“Tempo tempo tempo tempo” é Maria Bethânia. Tudo mais — direção, cenografia, figurinos, luzes e, sobretudo, som — conta pouco. É verdade que um grande show é soma das virtudes desses elementos, mas, no caso do que está em cartaz no Canecão, Maria Bethânia se basta. O que não é novidade.
Sua entrada em cena é arrebatadora. Canta uma “Modinha” como não se ouvia desde Elizeth, mesmo considerando Elis, o próprio Tom e outros que se aventuraram a cantar esta que é uma das mais belas canções seresteiras de todos os tempos, à altura mesmo de Villa-Lobos, Jaime Ovalle e outros admiráveis modinheiros. A música de Jobim e a letra de Vinicius casam-se perfeitamente. E, na voz de Bethânia, recuperam a beleza ferida por vozes menores.
Vinicius no começo
e lembranças no fim
Mas se frusta quem espera que o espetáculo vá ser, como o primoroso disco que o inspirou, um tributo a Vinicius de Moraes. Em sua primeira parte Bethânia alterna coisas do poeta com canções que marcaram seus 40 anos de Rio de Janeiro, agora comemorados. É verdade que, nessas inserções, há grandes momentos. Bethânia intercala, às suas reverências a Vinicius, declarações de amor a Chico Buarque (“Quem te viu, quem te vê” e “Olhos nos olhos”, duas soberbas rendições), e também seu reconhecimento a Roberto Carlos e sua lembrança dos tempos de “Carcará”. É verdade, também, que sua releitura do “Monólogo de Orfeu” é inteiramente sua. Quem conhece o original, tanto o de Haroldo Costa no teatro como o de Vinicius em disco, imagina um Orfeu arrebatado, para fora, dramático acima de tudo. Bethânia o faz mais calmo, sem pressa, quase num sussurro. E quando, mais adiante, canta “A felicidade”, começando pelo seu verso mais bonito (“A felicidade é como a gota/ De orvalho numa pétala de flor/Brilha tranqüila/Depois de leve oscila/E cai como uma lágrima de amor”), Vinicius já está devidamente homenageado. Mas o público espera mais. E só a força de Bethânia levou-o a acompanhar a cantora pelos caminhos que ela escolheu: Caetano, Roberto Mendes, Raul Seixas, Benito Di Paula, Gonzaguinha, Jards Macalé, Joyce, Totonho Villeroy, Suely Costa, Almir Sater e — por que não? — Bach.
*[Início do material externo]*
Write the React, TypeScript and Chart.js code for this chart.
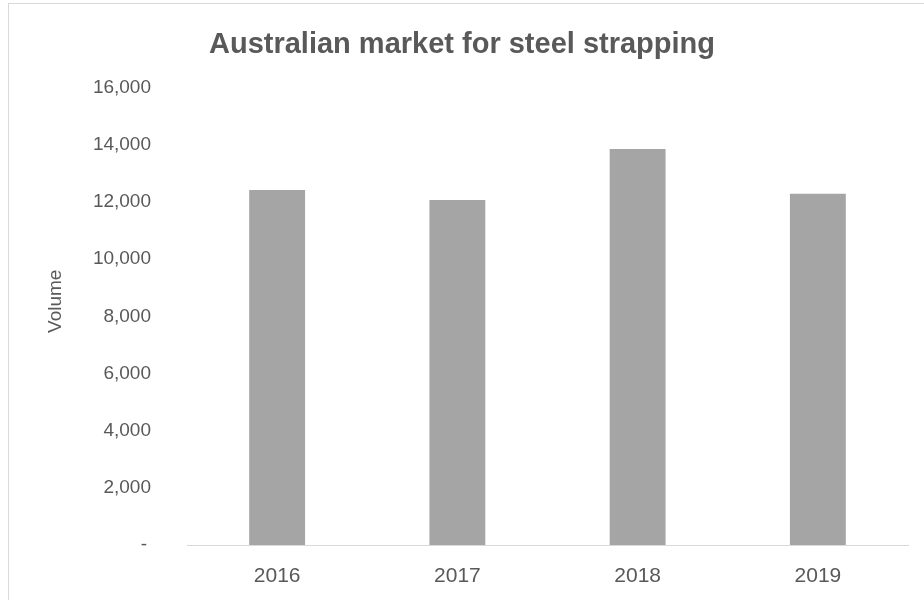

Bethânia está no auge de sua carreira. É, provavelmente, a mais completa intérprete de nossa canção popular. Pelo timbre personalíssimo, por cantar em vez de choramingar (vício comum a quase todas as herdeiras da bossa nova) e por substituir seus antigos arroubos dramáticos por uma emoção dosada, sóbria e adequada. Bethânia tem alma de atriz, mas sempre se recusou a tentar uma carreira no teatro. “Meu palco é musical”, disse ela em entrevista de anos atrás. E continua a mesma.
Daí o show do Canecão ser ela, sobretudo ela, pouco contando tudo mais. Voltemos ao exemplo de “A felicidade”. Foi o primeiro instante em que se conseguiu, ao menos na estréia, ouvir Bethânia em sua plenitude, porque até ali os músicos, em especial o grupo de dois ou três percussionistas, abafavam-lhe a voz, erro, decerto, de quem cuidou do som. São bons os arranjos, todos ou quase todos do violonista Jaime Alem, mas a ênfase na sessão rítmica (nos fazendo lembrar aquele crítico para quem bateristas e percussionistas são artistas que descarregam por mãos e baquetas seu ódio aos bumbos e pratos) prejudicou em muito o canto de quem se foi ouvir no Canecão. Mais para o final, o baticum foi atenuado.
De resto, um grande show. Talvez tenha músicas de mais (vinte e tantas) e certamente tem Vinicius de menos. Mas Bethânia pode. Que outra cantora deste país de cantoras consegue subir ao palco para fazer o que quer, cantar o que quer, prometer Vinicius e nos dar poetas menores, comemorar com sua baianice os 40 anos de carioquice, não dar a mínima para luzes e sons e ainda assim fazer, como faz, um grande show?